In Europe, some “value” experts talk about opportunities in the banking and in the energy sectors. In what other sectors do you find opportunities in Asia?
Our ideas come from the bottom-up and not thematic. Therefore, we are flexible and unconstrained on the type of industries we invest in. There are some industries that just do not lead to prudent public markets investing, so I can discuss what we like to avoid. These are, generally speaking, i) industries requiring high capital intensity, ii) industries where the barriers of entry are low and iii) where there is a high degree of government regulations, since emerging markets are fraught with political risk.
Regarding Asian markets in general, ¿are you worried about the risk that China poses? ¿Are you worried about North Korea? What is the main risk you see in Asia?
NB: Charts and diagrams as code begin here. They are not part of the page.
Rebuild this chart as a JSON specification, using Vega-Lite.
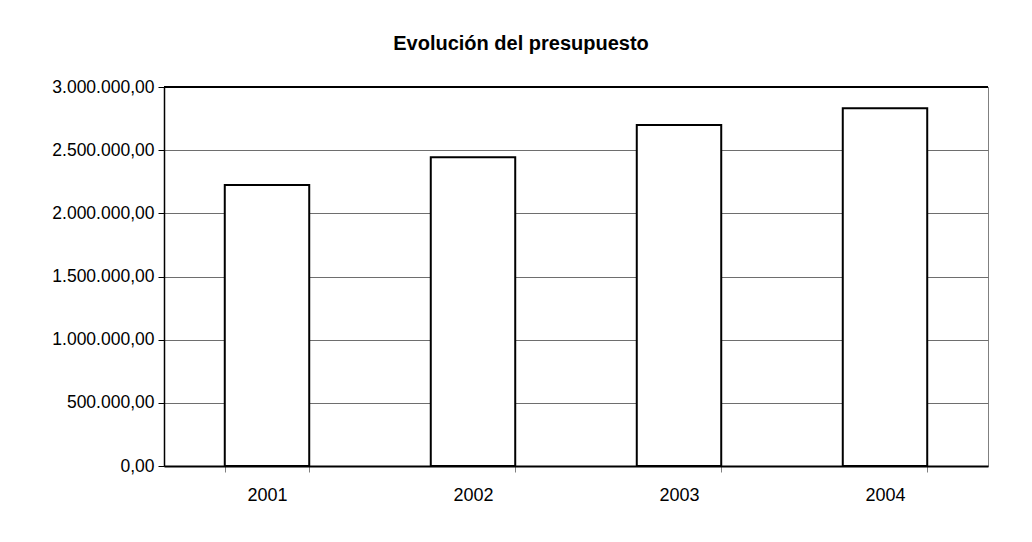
{
  "$schema": "https://vega.github.io/schema/vega-lite/v6.json",
  "autosize": "none",
  "width": 824,
  "height": 379,
  "padding": {"left": 164, "top": 87, "right": 44, "bottom": 76},
  "background": "white",
  "title": {
    "text": "Evolución del presupuesto",
    "font": "Liberation Sans",
    "fontSize": 20,
    "fontWeight": "bold",
    "color": "black",
    "anchor": "middle",
    "dx": -55,
    "offset": 24
  },
  "data": {
    "values": [
      {"year": "2001", "budget": 2224000},
      {"year": "2002", "budget": 2444000},
      {"year": "2003", "budget": 2700000},
      {"year": "2004", "budget": 2831000}
    ]
  },
  "layer": [
    {
      "mark": {"type": "bar", "fill": "white", "stroke": "black", "strokeWidth": 2},
      "encoding": {
        "x": {
          "field": "year",
          "type": "nominal",
          "scale": {"paddingInner": 0.59, "paddingOuter": 0.295},
          "axis": {
            "title": null,
            "labelAngle": 0,
            "labelFont": "Liberation Sans",
            "labelFontSize": 18,
            "labelColor": "black",
            "labelPadding": 14,
            "tickBand": "extent",
            "ticks": true,
            "tickColor": "#808080",
            "tickSize": 6,
            "domainColor": "black",
            "domainWidth": 2,
            "grid": false
          }
        },
        "y": {
          "field": "budget",
          "type": "quantitative",
          "scale": {"domain": [0, 3000000]},
          "axis": {
            "title": null,
            "format": ",.2f",
            "values": [0, 500000, 1000000, 1500000, 2000000, 2500000, 3000000],
            "labelFont": "Liberation Sans",
            "labelFontSize": 17.5,
            "labelColor": "black",
            "labelPadding": 4,
            "tickColor": "black",
            "tickSize": 6,
            "domainColor": "black",
            "domainWidth": 1.5,
            "grid": true,
            "gridColor": "#6e6e6e",
            "gridWidth": 1
          }
        }
      }
    },
    {
      "mark": {"type": "rule", "color": "black", "strokeWidth": 2},
      "encoding": {"y": {"datum": 3000000}}
    }
  ],
  "config": {
    "locale": {
      "number": {
        "decimal": ",",
        "thousands": ".",
        "grouping": [3],
        "currency": ["", " €"]
      }
    },
    "view": {"stroke": "#808080", "strokeWidth": 1}
  }
}
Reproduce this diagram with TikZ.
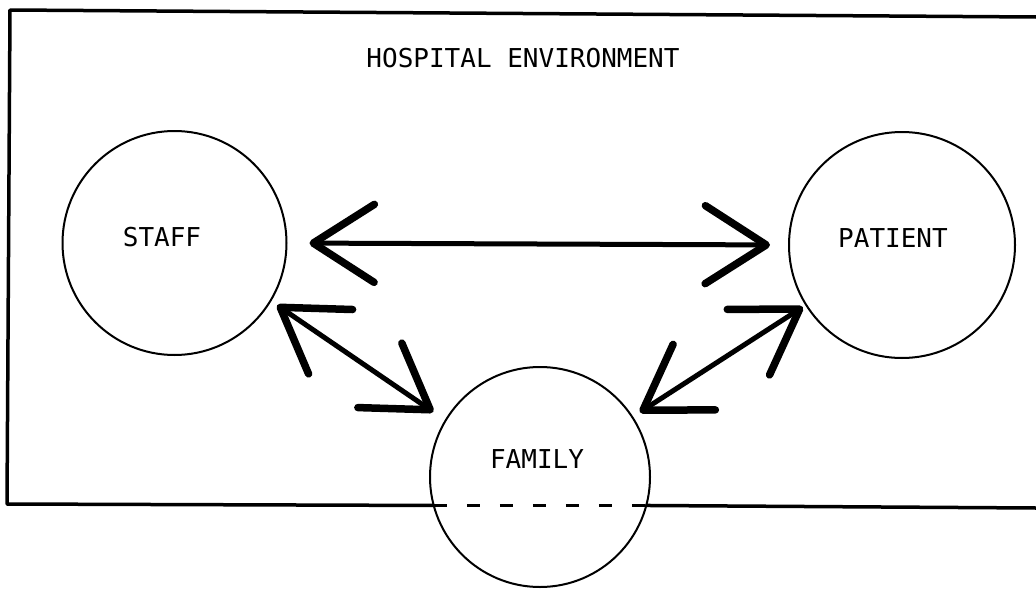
\documentclass[tikz,border=0pt]{standalone}
\usepackage{fontspec}
\newfontfamily\monolbl{DejaVu Sans Mono}
\usetikzlibrary{arrows.meta}
\begin{document}
\begin{tikzpicture}[x=1pt,y=-1pt,
  lbl/.style={font=\monolbl\fontsize{26}{30}\selectfont, inner sep=0pt},
  party/.style={circle, draw, line width=2pt, inner sep=0pt, outer sep=0pt},
  frame/.style={line width=3.5pt, line cap=round, line join=round},
  barb/.tip={Straight Barb[length=61pt,width=78pt,line width=7.5pt,round]},
  link/.style={line width=5pt, barb-barb},
]
\useasboundingbox (0,0) rectangle (1036,589);

% circles
\node[party, minimum size=224pt] (staff) at (174.5,243) {};
\node[party, minimum size=226pt] (patient) at (902,245) {};
\node[party, minimum size=220pt] (family) at (540,477) {};

% labels
\node[lbl] (title) at (523,58) {HOSPITAL ENVIRONMENT};
\node[lbl] (stafflbl) at (162,237) {STAFF};
\node[lbl] (patientlbl) at (893,238) {PATIENT};
\node[lbl] (familylbl) at (537,459) {FAMILY};

% frame
\coordinate (tl) at (10,10);
\coordinate (tr) at (1036,17);
\coordinate (bl) at (7,504);
\coordinate (br) at (1036,508);
\draw[frame] (tr) -- (tl) -- (bl) -- (family.195);
\draw[frame] (family.-15) -- (br);
\draw[line width=3pt, dash pattern=on 13pt off 20pt] (family.195) -- (family.-15);

% connectors
\draw[link, shorten <=23pt, shorten >=19pt] (staff.0) -- (patient.180);
\draw[link, shorten <=8pt, shorten >=15pt] (staff.-31) -- (family.149);
\draw[link, shorten <=9pt, shorten >=4pt] (family.33) -- (patient.212);
\end{tikzpicture}
\end{document}
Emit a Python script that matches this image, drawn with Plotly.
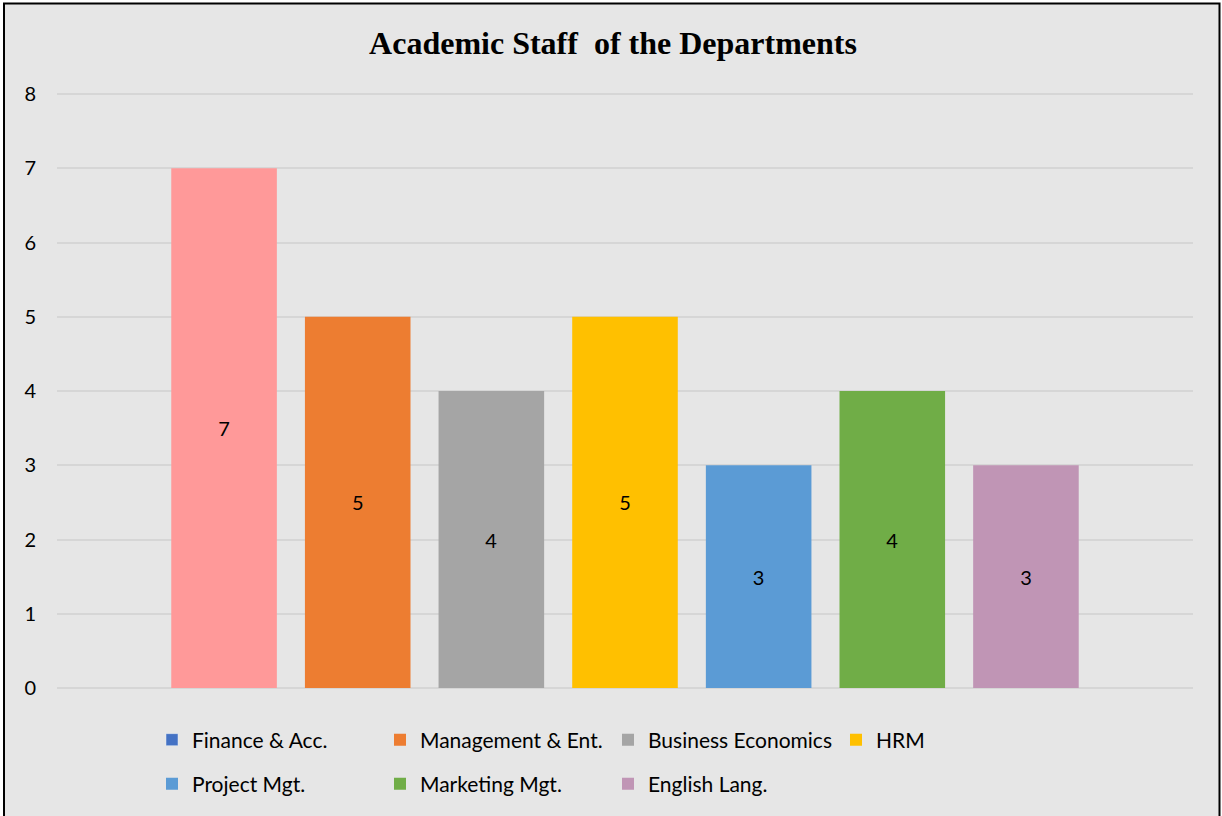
import plotly.graph_objects as go

departments = ["Finance & Acc.", "Management & Ent.", "Business Economics", "HRM",
               "Project Mgt.", "Marketing Mgt.", "English Lang."]
staff = [7, 5, 4, 5, 3, 4, 3]
bar_colors = ["#FF9999", "#ED7D31", "#A5A5A5", "#FFC000", "#5B9BD5", "#70AD47", "#C095B5"]
legend_colors = ["#4472C4", "#ED7D31", "#A5A5A5", "#FFC000", "#5B9BD5", "#70AD47", "#C095B5"]
y_ticks = [0, 1, 2, 3, 4, 5, 6, 7, 8]

W, H = 1222, 816
L, R, T, B = 57, 29, 92, 128
pw, ph = W - L - R, H - T - B

def px_x(p):
    return (p - L) / pw

def px_y(p):
    return (H - B - p) / ph

fig = go.Figure()
for i, (name, val) in enumerate(zip(departments, staff)):
    same = bar_colors[i] == legend_colors[i]
    leg = "legend" if i < 4 else "legend2"
    fig.add_trace(go.Bar(
        x=[name], y=[val], name=name,
        marker=dict(color=bar_colors[i], line=dict(width=0)),
        width=0.79,
        text=[str(val)], textposition="inside", insidetextanchor="middle",
        textfont=dict(color="black", size=20, family="Lato"),
        showlegend=same, legend=leg,
    ))
    if not same:
        fig.add_trace(go.Bar(
            x=[None], y=[None], name=name,
            marker=dict(color=legend_colors[i]),
            showlegend=True, legend=leg,
        ))

leg_common = dict(orientation="h", xanchor="left", yanchor="middle",
                  entrywidth=183, entrywidthmode="pixels", bgcolor="rgba(0,0,0,0)",
                  font=dict(family="Lato", size=21, color="black"), traceorder="normal")

fig.update_layout(
    width=W, height=H,
    margin=dict(l=L, r=R, t=T, b=B),
    paper_bgcolor="white",
    plot_bgcolor="rgba(0,0,0,0)",
    barmode="overlay",
    title=dict(text="<b>Academic Staff  of the Departments</b>",
               font=dict(family="Liberation Serif", size=32, color="black"),
               x=613 / W, xanchor="center", y=1 - 43 / H, yanchor="middle"),
    xaxis=dict(categoryorder="array", categoryarray=departments,
               range=[-1.25, 7.25], showticklabels=False, showgrid=False,
               zeroline=False, showline=False, ticks=""),
    yaxis=dict(range=[0, 8.027], tickvals=y_ticks, showgrid=True, gridcolor="#D6D6D6",
               gridwidth=2, zeroline=True, zerolinecolor="#D6D6D6", zerolinewidth=2,
               showline=False, ticks="", ticklabelstandoff=20,
               tickfont=dict(family="Lato", size=20, color="black")),
    legend=dict(x=px_x(152), y=px_y(740), **leg_common),
    legend2=dict(x=px_x(152), y=px_y(784), **leg_common),
    shapes=[dict(type="rect", xref="paper", yref="paper", layer="below",
                 x0=px_x(4), x1=px_x(1219.5), y0=px_y(830), y1=px_y(3.5),
                 fillcolor="#E6E6E6", line=dict(color="black", width=2))],
)

fig.write_html("out.html", config={"displayModeBar": False},
               post_script="document.body.style.margin='0';")
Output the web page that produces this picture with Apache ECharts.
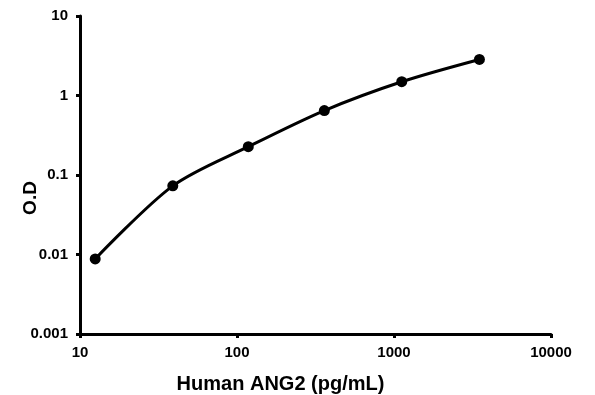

In general, we do not attempt to forecast macro-economic direction or interest rates, as at least the stock market may perform very differently to what the macro suggests. This being said, countries are like companies too and we may try our best to learn as much as we can about the key factors that impact businesses we invest in. As value investors, we see volatility as a friend of a long-term investor, and indeed short-term price fluctuations allow us better opportunities, as long as the fundamentals of the company and thesis in question do not change.
Is Asia vulnerable to the normalization of the monetary policies in the USA and Europe?
Sure. There are some areas of the market that are more expensive, and this has had to do with low interest rates, so investors have justified taking more risk in certain areas of the market to chase yield.
Do you think that markets will face higher volatility this year than in 2017?
We think so. Volatility is the best friend of value investors, and this is where some of the best opportunities arise from.